Politics and perception
The first cause is political -- the rise of the CIO as the "Compute and Information Officer." Even in 2006 companies were combining networking and computing under a single executive, and since then computing has commanded the largest share of the budget and has been perceived to be the most directly coupled to business operations. While early CIOs had co-equal computing and networking managers reporting to them, by 2010 that co-equality had largely vanished. Today, my research shows that more than 90% of CIOs are drawn from computing career paths.
None of these compute-dominating drivers are turning around, either. My model says that by 2020 networking will dominate in only 11% of cases and secure equal weight in budget planning in only 28%. More and more companies say that networking is almost a staff function.
The second cause is the shift from an information distribution to an information creation model. Remember that computing initially focused on creating massive repositories of information, and the issue of making the most of that information was at first simply getting it into workers' hands.
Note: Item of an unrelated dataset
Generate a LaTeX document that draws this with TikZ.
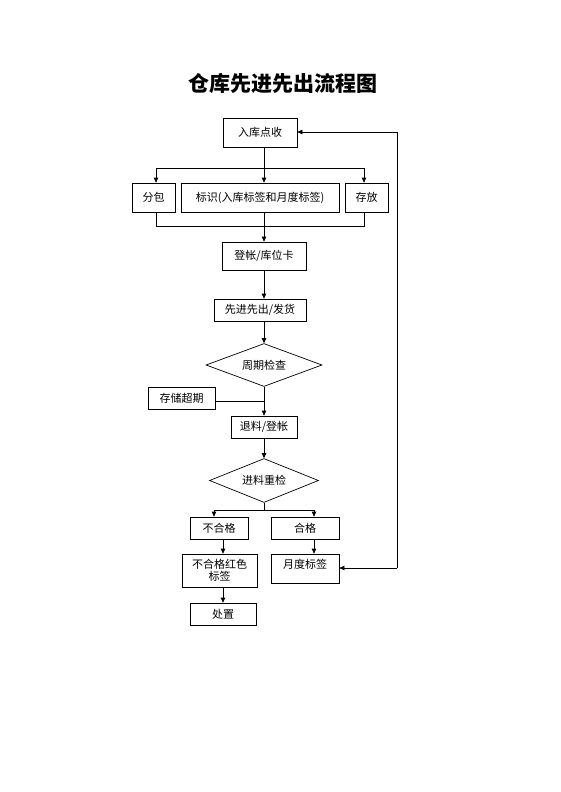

Planning focused on the squeaky wheel, of course, and so even computing technology was network-centric.
The middleware responsible for the linkage between workers and data/applications was known by name by everyone in IT or networking and by nearly all the line managers (remember IBM's Customer Information Control System, or CICS?). In one survey I did 20 years ago, almost half the office workers knew of CICS. What, today, is the linking technology? Nobody knows, even the majority in IT jobs.